The Federal Energy Regulatory Commission’s (FERC) Order No. 1000 mandate that going forward the high-voltage electric transmission grid be planned and fairly financed regionally by all of its operators and beneficiaries, survived myriad challenges from 45 petitioners in the unanimous August 15 decision of a three-judge panel of the U.S. Court of Appeals for the D.C. Circuit in South Carolina Public Service Authority v. FERC. The rigorous 97-page opinion rejected challenges coming from all directions to the 2011 rulemaking entitled “Transmission Planning and Cost Allocation by Transmission Owning and Operating Public Utilities.”
According to the panel, nearly all of the challenges misapprehended Order No. 1000’s regional planning mandate. The court repeatedly emphasized that Order No. 1000’s mandate is nothing new, but rather the next step in evolving efforts under section 206 of the Federal Power Act to combat undue discrimination. That evolution, the panel explained, began in 1996 when Orders No. 888 and No. 889 required that electricity transmission be “unbundled” from sales and offered via the internet pursuant to open-access tariffs, and 11 years later continued in Order No. 890’s directive that a transmission provider standardize how it measures available transmission capacity and open to its customers the process for planning transmission upgrades and expansions.
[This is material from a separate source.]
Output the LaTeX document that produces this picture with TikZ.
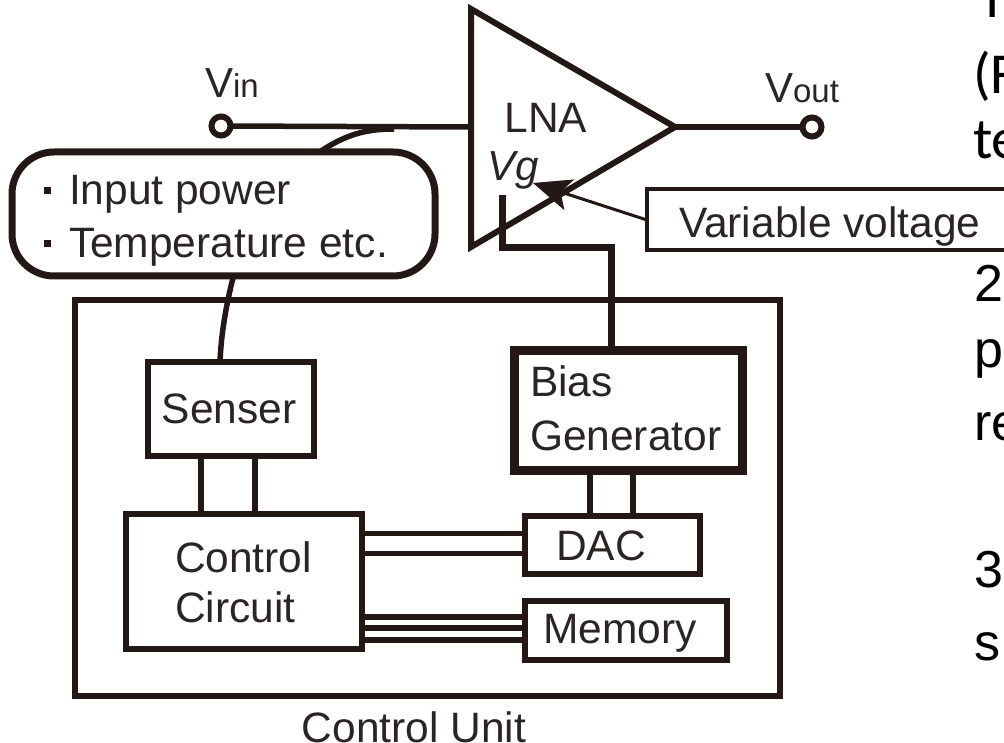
\documentclass[tikz,border=0pt]{standalone}
\usepackage{fontspec}
\setmainfont{Liberation Sans}
\newfontfamily\cutfont{Carlito}
\usetikzlibrary{arrows.meta}
\definecolor{ink}{HTML}{231815}
\definecolor{txt}{HTML}{2A2523}
\tikzset{
  wire/.style={draw=ink,line width=5.5pt},
  box/.style={draw=ink,line width=6pt,fill=none,outer sep=0pt,inner sep=0pt},
  lbl/.style={text=txt,font=\fontsize{42.5}{50}\selectfont,inner sep=0pt,outer sep=0pt},
  port/.style={circle,draw=ink,line width=6pt,minimum size=19pt,inner sep=0pt,outer sep=0pt},
  cut text/.style={text=black,font=\fontsize{52}{60}\selectfont,anchor=base west,inner sep=0pt,outer sep=0pt},
  cut serif/.style={cut text,font=\cutfont\fontsize{58}{60}\selectfont},
}
\begin{document}
\begin{tikzpicture}[x=1pt,y=-1pt]
\useasboundingbox (0,0) rectangle (1004,743);
\clip (0,0) rectangle (1004,743);
% text cut by the right edge
\node[cut serif] (t1) at (978,18) {T};
\node[cut serif] (t2) at (973,94) {(F};
\node[cut serif] (t3) at (973,159) {te};
\node[cut text] (t4) at (974,302) {2};
\node[cut text] (t5) at (974,367) {p};
\node[cut text] (t6) at (974,440) {re};
\node[cut text] (t7) at (974,587) {3};
\node[cut text] (t8) at (974,660) {s};
% amplifier
\coordinate (tl) at (471,9);
\coordinate (tip) at (675,127);
\coordinate (bl) at (471,247);
\coordinate (ampin) at (471,127);
\draw[wire,line width=6pt,line join=miter] (tl) -- (tip) -- (bl) -- cycle;
\node[lbl] (lna) at (546,118) {LNA};
\node[lbl,font=\fontsize{42}{50}\selectfont\itshape] (vg) at (513,170) {Vg};
% ports
\node[port] (vin) at (221,126) {};
\node[port] (vout) at (812,127) {};
\node[lbl,font=\fontsize{42}{50}\selectfont] (vinl) at (232,83) {V\fontsize{33}{40}\selectfont in};
\node[lbl,font=\fontsize{42}{50}\selectfont] (voutl) at (802,88) {V\fontsize{33}{40}\selectfont out};
\draw[wire] (vin) -- (ampin);
\draw[wire] (tip) -- (vout);
% condition box
\node[box,line width=7pt,rounded corners=42pt,minimum width=423pt,minimum height=124pt] (cond) at (223.5,214) {};
\node[lbl,anchor=base west] (i1) at (69,205) {Input power};
\node[lbl,anchor=base west] (i2) at (69,258) {Temperature etc.};
\fill[ink] (44,187) rectangle (51,194);
\fill[ink] (44,240) rectangle (51,247);
\coordinate (tap) at (394,129);
\draw[wire] ([xshift=96pt]cond.north) .. controls (345,135) and (365,129) .. (tap);
% control unit
\node[box,minimum width=705pt,minimum height=396pt] (unit) at (427.5,498) {};
\node[lbl] (ul) at (414,727) {Control Unit};
\node[box,minimum width=166pt,minimum height=94pt] (sen) at (231,409) {};
\node[lbl] at (229,409) {Senser};
\draw[wire] ([xshift=10pt]cond.south) .. controls (226,305) and (221,335) .. ([xshift=-11pt]sen.north);
\node[box,line width=9pt,minimum width=228pt,minimum height=120pt] (bias) at (628,410) {};
\node[lbl,anchor=base west] (b1) at (530,396) {Bias};
\node[lbl,anchor=base west] (b2) at (530,450) {Generator};
\node[box,minimum width=236pt,minimum height=135pt] (ctl) at (244,581.5) {};
\node[lbl,anchor=base west] (c1) at (175,572) {Control};
\node[lbl,anchor=base west] (c2) at (175,622) {Circuit};
\node[box,minimum width=175pt,minimum height=58pt] (dac) at (612.5,544.5) {};
\node[lbl] at (601,546) {DAC};
\node[box,minimum width=202pt,minimum height=59pt] (mem) at (626,630.5) {};
\node[lbl] at (620,633) {Memory};
% links
\foreach \d in {-30,24} \draw[wire] ([xshift=\d pt]sen.south) -- ([xshift=\d pt,yshift=-58pt]sen.south);
\foreach \d in {-38,5} \draw[wire] ([xshift=\d pt]bias.south) -- ([xshift=\d pt,yshift=-45pt]bias.south);
\foreach \d in {11,-9} \draw[wire] ([yshift=\d pt]dac.west -| ctl.east) -- ([yshift=\d pt]dac.west);
\foreach \d in {13.5,2.5,-9.5} \draw[wire] ([yshift=\d pt]mem.west -| ctl.east) -- ([yshift=\d pt]mem.west);
% bias feed
\coordinate (vgtop) at (502,195);
\coordinate (feed) at (611,248);
\draw[wire,line join=miter,line width=7pt] (vgtop) -- (502,248) -- (feed) -- (feed |- bias.north);
% variable voltage
\coordinate (vvr) at (1010,250);
\coordinate (vvl) at (647,250);
\coordinate (vvt) at (647,189);
\coordinate (vvtr) at (1010,189);
\draw[draw=ink,line width=3.5pt] (vvtr) -- (vvt) -- (vvl) -- (vvr);
\node[lbl,anchor=base west] (vv) at (679,238) {Variable voltage};
\coordinate (vvs) at (647,220);
\coordinate (arrt) at (533,183);
\draw[draw=ink,line width=3pt,-{Stealth[length=38pt,width=32pt,inset=9pt,fill=ink]}] (vvs) -- (arrt);
\end{tikzpicture}
\end{document}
The panel’s decision affirmed FERC’s authority to require each of the key elements that FERC prescribed for regional transmission planning. Those elements include:
All public utility transmission providers are required to participate in a regional planning process, and non-public utilities such as cooperative or municipal utilities effectively must also participate pursuant to a reciprocity requirement carried forward from Order No. 888.
The planning process must include procedures for taking into account federal, state and local laws and regulations affecting transmission, such as federal air quality rules and state or local renewable portfolio standards.
Transmission tariffs must be amended to remove provisions that confer on the incumbent transmission provider a right of first refusal to construct, own, and operate new regional transmission, thereby opening the regional process to input, innovation, and investment from non-incumbents and new entrants, subject to state and local restrictions on siting and eminent domain.
A methodology must be added to transmission tariffs for allocating up-front the cost of new regional transmission facilities, consistent with six principles, including a causation principle directing that the allocation be roughly commensurate with the benefits received by those consumers required to pay, and a prohibition on one region allocating costs to its neighbors without their advance consent.
FERC Chairman Cheryl LaFleur promptly praised the panel’s decision upholding Order No. 1000 in its entirety as critical for inducing the “substantial investment in transmission infrastructure [needed] to adapt to changes in its resource mix and environmental policies.” In its decision the panel noted that the electric industry in 2008 estimated the infrastructure investment needed at $298 billion between 2010 and 2030.
Following FERC’s lead, the panel chose not rule at this time on challenges that elements of the regional planning mandate violate the Mobile-Sierra doctrine —eponymously named for two 1956 Supreme Court decisions —which limits FERC’s authority unilaterally to alter the terms of bilateral contractual relationships. FERC explained that it would not rule on these challenges in the context of Order No. 1000, but would instead address them in connection with a transmission provider’s filing of tariff amendments in compliance with the Order. Mobile-Sierra challenges prosecuted at that time are unlikely to succeed since precedents interpreting the doctrine give the Commission much greater leeway when implementing industry-wide changes to tariffs than when seeking to alter individual contracts.